> _WHAT THE EXERCISE ASKS_
Go through each line of the records below and count those with the word "this". Give only the count.

> _DATA SECTION_
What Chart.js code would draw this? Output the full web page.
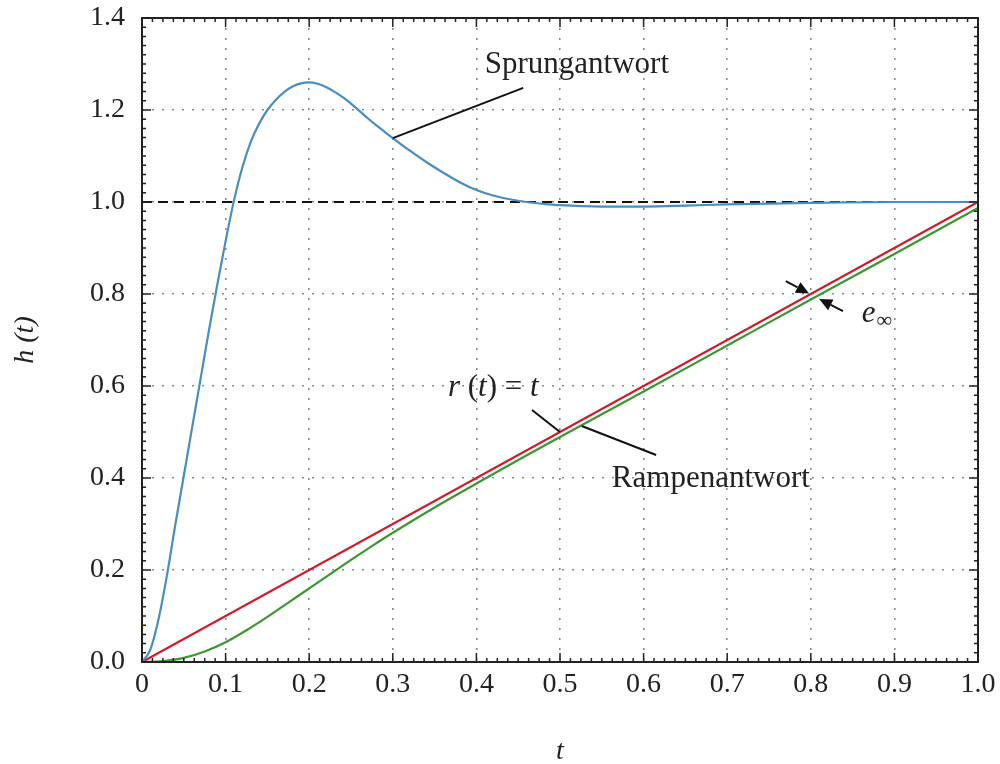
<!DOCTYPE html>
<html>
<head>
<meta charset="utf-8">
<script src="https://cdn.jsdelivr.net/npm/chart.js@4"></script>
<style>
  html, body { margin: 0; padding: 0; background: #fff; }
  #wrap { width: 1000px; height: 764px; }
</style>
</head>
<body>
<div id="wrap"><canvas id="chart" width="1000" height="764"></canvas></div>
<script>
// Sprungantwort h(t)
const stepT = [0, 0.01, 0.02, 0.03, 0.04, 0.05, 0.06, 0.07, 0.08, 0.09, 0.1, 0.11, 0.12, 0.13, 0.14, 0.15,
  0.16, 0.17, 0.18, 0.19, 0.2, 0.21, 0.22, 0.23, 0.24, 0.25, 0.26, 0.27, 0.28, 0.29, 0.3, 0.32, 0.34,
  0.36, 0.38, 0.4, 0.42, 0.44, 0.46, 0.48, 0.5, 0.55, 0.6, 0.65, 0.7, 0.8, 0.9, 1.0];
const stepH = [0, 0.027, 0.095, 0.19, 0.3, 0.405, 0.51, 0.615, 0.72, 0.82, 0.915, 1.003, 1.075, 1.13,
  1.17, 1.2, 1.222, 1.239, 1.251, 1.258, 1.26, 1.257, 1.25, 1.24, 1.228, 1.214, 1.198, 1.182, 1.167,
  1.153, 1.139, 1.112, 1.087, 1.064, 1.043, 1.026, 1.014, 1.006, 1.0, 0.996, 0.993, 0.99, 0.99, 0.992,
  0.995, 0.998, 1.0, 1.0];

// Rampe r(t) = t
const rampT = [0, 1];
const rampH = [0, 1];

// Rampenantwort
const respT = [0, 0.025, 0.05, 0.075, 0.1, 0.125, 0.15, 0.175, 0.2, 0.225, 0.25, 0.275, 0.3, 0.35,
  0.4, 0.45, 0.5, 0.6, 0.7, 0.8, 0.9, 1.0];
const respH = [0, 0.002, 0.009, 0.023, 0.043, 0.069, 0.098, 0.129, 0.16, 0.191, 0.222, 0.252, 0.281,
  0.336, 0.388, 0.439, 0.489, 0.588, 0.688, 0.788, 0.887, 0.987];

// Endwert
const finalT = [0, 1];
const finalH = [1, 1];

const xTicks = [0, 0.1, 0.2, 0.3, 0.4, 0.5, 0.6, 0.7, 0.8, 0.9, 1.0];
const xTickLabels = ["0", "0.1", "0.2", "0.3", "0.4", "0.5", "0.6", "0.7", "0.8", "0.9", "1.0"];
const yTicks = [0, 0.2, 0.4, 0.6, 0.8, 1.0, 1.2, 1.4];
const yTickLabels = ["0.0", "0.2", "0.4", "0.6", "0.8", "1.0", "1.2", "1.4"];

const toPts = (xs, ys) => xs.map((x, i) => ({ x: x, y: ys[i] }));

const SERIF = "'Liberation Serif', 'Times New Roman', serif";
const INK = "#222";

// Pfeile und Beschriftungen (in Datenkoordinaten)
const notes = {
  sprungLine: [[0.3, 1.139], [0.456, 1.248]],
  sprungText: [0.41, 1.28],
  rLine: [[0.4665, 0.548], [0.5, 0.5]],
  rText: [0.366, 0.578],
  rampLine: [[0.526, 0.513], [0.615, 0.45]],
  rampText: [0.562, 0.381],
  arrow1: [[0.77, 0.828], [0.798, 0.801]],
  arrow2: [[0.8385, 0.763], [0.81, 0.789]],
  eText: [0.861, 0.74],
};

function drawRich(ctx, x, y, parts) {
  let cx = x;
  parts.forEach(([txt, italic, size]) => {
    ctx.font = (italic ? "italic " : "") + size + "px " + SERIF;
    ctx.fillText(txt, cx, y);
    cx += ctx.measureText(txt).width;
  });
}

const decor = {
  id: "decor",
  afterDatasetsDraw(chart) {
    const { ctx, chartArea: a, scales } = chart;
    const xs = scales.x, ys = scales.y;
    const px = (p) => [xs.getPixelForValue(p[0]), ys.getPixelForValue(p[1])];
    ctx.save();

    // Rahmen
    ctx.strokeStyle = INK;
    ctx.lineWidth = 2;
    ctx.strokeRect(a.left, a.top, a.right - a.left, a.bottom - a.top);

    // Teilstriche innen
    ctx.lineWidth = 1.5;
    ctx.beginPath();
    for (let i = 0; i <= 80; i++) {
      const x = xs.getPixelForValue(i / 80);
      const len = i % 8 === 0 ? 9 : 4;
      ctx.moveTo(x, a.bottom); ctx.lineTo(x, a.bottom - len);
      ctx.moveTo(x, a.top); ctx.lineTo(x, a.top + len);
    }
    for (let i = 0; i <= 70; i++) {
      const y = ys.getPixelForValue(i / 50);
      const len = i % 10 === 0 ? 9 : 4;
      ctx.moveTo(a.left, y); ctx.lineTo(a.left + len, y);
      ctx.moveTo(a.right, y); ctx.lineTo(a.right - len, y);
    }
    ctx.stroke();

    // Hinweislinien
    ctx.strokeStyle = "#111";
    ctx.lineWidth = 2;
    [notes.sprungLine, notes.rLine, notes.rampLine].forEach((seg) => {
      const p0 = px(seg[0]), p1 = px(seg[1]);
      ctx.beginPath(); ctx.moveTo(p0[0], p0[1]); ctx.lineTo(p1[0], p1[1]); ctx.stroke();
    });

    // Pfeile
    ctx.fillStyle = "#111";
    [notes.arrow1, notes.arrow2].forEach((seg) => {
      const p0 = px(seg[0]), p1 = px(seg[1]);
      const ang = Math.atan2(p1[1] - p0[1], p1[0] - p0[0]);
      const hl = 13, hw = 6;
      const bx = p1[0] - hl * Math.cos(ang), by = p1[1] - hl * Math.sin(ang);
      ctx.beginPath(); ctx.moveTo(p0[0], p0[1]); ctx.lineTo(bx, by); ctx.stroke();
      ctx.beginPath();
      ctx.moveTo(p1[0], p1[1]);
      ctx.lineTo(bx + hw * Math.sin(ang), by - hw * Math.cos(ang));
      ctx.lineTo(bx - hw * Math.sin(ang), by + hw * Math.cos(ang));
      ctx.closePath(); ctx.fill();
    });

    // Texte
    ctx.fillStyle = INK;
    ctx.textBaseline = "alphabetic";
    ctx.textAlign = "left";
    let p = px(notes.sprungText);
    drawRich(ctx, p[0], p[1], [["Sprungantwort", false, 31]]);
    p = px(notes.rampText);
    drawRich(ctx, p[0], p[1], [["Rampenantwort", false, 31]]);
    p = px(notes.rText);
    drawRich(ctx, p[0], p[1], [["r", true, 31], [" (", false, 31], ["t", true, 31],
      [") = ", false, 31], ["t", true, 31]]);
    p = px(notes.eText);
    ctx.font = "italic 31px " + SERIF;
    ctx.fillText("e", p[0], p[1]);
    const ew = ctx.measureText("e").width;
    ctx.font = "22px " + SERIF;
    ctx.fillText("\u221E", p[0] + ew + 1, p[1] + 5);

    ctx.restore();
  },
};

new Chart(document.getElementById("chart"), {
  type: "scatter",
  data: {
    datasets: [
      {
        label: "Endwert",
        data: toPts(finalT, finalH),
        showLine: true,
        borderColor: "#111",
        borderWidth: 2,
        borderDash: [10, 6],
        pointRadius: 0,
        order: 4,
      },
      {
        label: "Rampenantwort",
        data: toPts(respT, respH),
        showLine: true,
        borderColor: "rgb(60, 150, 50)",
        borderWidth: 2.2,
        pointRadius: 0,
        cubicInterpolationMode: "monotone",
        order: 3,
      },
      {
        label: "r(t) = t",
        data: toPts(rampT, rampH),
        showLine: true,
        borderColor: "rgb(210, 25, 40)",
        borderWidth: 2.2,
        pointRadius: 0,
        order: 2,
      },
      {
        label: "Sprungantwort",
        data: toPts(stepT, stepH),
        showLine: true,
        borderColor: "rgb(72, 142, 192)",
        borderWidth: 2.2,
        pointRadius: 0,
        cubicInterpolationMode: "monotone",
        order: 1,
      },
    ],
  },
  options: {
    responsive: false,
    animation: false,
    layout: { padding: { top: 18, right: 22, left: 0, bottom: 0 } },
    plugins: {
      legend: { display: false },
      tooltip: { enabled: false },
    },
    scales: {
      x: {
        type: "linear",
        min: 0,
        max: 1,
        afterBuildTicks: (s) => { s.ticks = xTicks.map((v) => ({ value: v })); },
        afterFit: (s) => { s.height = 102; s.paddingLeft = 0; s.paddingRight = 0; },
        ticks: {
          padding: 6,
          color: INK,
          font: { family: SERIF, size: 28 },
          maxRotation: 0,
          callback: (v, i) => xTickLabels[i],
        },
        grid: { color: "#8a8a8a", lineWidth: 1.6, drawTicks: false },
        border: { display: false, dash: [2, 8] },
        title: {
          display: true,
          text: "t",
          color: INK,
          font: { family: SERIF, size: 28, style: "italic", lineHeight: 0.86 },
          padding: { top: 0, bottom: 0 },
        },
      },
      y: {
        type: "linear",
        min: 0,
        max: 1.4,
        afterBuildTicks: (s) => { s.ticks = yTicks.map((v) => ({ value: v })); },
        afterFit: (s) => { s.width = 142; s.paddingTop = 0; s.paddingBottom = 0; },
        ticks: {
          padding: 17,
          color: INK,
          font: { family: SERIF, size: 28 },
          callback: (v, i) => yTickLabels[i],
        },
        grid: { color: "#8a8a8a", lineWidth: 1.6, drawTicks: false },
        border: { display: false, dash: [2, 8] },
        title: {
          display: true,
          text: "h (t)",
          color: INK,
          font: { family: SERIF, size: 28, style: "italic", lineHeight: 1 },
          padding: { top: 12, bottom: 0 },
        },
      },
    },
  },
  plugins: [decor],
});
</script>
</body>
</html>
---
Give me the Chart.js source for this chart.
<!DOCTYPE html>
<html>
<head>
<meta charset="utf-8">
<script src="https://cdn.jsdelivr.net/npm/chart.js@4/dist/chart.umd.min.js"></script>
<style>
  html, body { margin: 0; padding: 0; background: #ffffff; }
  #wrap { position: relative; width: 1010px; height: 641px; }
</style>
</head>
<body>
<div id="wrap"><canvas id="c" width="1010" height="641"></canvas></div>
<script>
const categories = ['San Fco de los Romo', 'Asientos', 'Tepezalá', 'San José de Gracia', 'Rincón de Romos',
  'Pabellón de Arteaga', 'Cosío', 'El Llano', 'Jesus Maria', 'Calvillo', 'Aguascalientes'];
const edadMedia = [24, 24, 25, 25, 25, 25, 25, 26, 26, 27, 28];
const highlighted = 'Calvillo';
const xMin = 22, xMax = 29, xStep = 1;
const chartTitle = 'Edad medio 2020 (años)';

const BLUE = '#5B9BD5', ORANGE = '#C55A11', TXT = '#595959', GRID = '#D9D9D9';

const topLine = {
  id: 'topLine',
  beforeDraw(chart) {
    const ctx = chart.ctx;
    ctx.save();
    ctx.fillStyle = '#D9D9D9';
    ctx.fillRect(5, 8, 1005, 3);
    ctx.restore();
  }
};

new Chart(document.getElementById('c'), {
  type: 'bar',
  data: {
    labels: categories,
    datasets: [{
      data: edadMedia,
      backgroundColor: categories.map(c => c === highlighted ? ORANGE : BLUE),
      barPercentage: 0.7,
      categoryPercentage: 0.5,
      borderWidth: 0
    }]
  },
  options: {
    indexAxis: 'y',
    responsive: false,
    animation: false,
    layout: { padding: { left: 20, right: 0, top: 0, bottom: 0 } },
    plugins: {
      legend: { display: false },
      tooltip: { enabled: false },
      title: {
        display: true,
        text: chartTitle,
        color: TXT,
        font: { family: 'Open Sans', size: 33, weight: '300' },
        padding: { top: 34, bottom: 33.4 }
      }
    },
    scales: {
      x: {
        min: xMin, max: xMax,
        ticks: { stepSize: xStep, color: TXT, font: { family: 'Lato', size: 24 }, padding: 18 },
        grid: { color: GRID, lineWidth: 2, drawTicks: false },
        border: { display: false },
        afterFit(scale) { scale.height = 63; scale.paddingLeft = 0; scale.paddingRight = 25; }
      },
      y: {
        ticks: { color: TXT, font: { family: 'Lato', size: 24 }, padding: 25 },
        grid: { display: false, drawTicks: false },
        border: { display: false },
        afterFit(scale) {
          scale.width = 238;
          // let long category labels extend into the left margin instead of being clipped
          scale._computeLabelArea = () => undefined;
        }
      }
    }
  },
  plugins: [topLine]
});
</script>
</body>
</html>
...
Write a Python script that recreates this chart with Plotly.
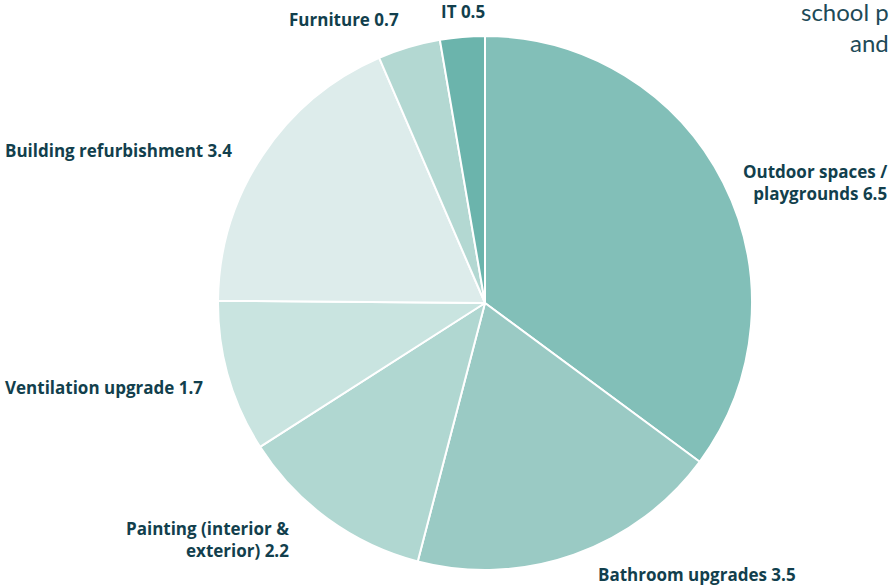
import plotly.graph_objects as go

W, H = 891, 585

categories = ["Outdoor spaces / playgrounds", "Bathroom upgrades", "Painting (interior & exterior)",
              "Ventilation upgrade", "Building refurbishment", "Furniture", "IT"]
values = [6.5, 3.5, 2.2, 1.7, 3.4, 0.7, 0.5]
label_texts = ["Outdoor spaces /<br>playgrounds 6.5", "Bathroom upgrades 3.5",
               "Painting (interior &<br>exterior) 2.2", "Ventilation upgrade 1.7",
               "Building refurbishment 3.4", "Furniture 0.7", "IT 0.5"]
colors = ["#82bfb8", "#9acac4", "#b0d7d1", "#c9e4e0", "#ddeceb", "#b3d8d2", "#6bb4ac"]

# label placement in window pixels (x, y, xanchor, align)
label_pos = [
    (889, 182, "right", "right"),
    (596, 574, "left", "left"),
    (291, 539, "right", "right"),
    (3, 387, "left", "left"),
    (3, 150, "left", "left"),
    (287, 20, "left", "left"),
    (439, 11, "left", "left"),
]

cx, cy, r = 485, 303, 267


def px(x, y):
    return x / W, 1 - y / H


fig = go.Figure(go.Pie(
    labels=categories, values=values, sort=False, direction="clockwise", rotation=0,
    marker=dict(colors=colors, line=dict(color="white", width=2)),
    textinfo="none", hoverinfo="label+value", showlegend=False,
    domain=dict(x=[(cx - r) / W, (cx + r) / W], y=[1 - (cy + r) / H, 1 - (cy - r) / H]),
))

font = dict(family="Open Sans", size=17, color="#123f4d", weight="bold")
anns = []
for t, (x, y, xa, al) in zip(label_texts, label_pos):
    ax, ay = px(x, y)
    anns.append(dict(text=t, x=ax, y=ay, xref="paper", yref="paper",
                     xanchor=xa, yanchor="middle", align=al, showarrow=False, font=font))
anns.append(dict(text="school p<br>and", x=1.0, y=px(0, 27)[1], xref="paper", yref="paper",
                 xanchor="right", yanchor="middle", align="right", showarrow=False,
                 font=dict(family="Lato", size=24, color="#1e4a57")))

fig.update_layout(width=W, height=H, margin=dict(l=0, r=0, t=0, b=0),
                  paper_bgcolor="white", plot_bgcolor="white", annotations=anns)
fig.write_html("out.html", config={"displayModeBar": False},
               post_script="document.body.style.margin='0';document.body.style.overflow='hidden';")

> _TASK ANSWER_
3